Die Leitungen würden sensorisch über den Druck überwacht und seinem mit kathodischem Korrosionsschutz gegen Außenkorrosion geschützt. Der Volumenstrom in den Leitungen werde vom Unternehmer so optimiert, dass die Innenkorrosion sinkt. „Da es sich um technische Einrichtungen handelt, ist ein Restrisiko nicht vollständig auszuschließen“, betont Gunkel auf die Frage, ob mit weiteren derartigen Vorfällen am Leitungsnetz in der Region zu rechnen ist. Über weitergehende Maßnahmen sei nach Vorliegen des endgültigen Schadensberichtes im LABG zu entscheiden.

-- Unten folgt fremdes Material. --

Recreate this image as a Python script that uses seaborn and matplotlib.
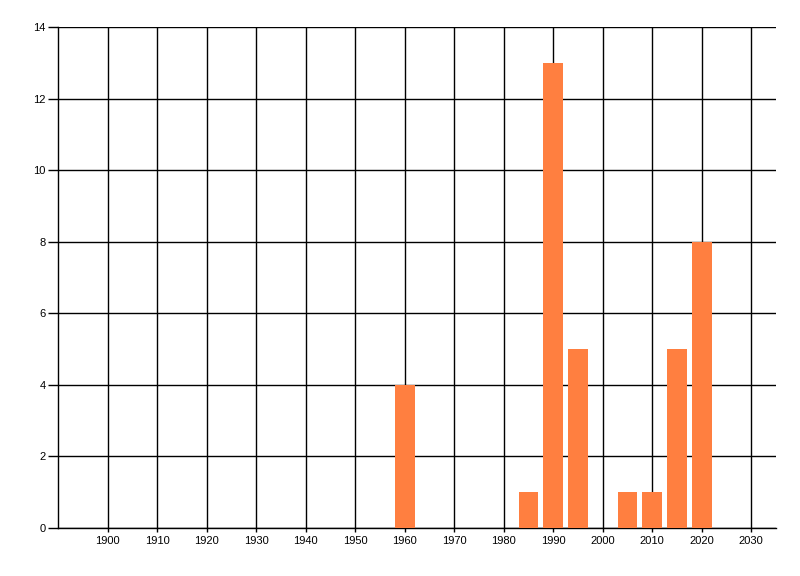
import matplotlib
matplotlib.use("Agg")
import matplotlib.pyplot as plt
import seaborn as sns
import pandas as pd

years = [1960, 1985, 1990, 1995, 2005, 2010, 2015, 2020]
counts = [4, 1, 13, 5, 1, 1, 5, 8]
x_ticks = list(range(1900, 2031, 10))
y_ticks = list(range(0, 15, 2))

sns.set_style("white")
plt.rcParams['font.family'] = ['Liberation Sans', 'DejaVu Sans']

df = pd.DataFrame({"year": years, "count": counts})

fig = plt.figure(figsize=(8, 5.76), dpi=100)
ax = fig.add_axes([58/800, 48/576, (776-58)/800, (528-27)/576])

ax.set_axisbelow(True)
ax.grid(True, color="black", linewidth=1.0)
sns.barplot(data=df, x="year", y="count", native_scale=True, width=0.8,
            color="#FF7F40", saturation=1, ax=ax, zorder=3,
            linewidth=0, edgecolor="none")

ax.set_xlim(1890, 2035)
ax.set_ylim(0, 14)
ax.set_xticks(x_ticks)
ax.set_xticklabels([str(t) for t in x_ticks])
ax.set_yticks(y_ticks)
ax.set_yticklabels([str(t) for t in y_ticks])
ax.set_xlabel("")
ax.set_ylabel("")

for s in ["top", "right"]:
    ax.spines[s].set_visible(False)
for s in ["left", "bottom"]:
    ax.spines[s].set_color("black")
    ax.spines[s].set_linewidth(1.0)

ax.tick_params(axis="y", length=7, width=1, color="black", pad=2, labelsize=8, labelcolor="black", left=True)
ax.tick_params(axis="x", length=3, width=1, color="black", pad=3, labelsize=8, labelcolor="black", bottom=True)

fig.savefig("out.png", dpi=100)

Aussagen, die die BI in Frage stellt. Stahlrohre würden von den im Rohgas enthaltenen aggressiven Stoffen angegriffen. Das etwa 40 Jahre alte Rohrsystem sei entsprechend marode. „Mit weiteren Leckagen und entsprechenden Kontaminierungen muss gerechnet werden“, schätzt Lenz ein.

Auch was die Schadstoffe anbelangt, ist er skeptisch: „Das altmärkische Roh-Erdgas und Lagerstättenwasser enthält üblicherweise außer Schwermetallen wie Quecksilber, Blei, Lithium, giftigen Kohlenwasserstoffen, wassergefährdenden Stoffen und Luftschadstoffen auch krebsauslösende Radionuklide wie Radium 226 und Radon 222“, erklärt er. Die BI gehe davon aus, „dass all die genannten Stoffe in den Boden, das Grundwasser und in die Luft gelangt sind“. Dieses „verantwortungslose und inakzeptabe Verhalten“ entspreche nicht der vom Bundesberggesetz geforderten Zuverlässigkeit des Förderunternehmens. Für die BI wäre ein Entzug der Betriebserlaubnis die Konsequenz.

Die Aktivisten kritisieren zudem die aus ihrer Sicht zurückhaltende Informationspolitik von Engie und LBAG. Das Unternehmen hatte am 15. Juni auf seiner Internetseite mitgeteilt, dass „während Reparaturarbeiten an einer Erdgasleitung in der Altmark (Sachsen-Anhalt) im umgebenden Erdreich freigesetztes Quecksilber entdeckt wurde“.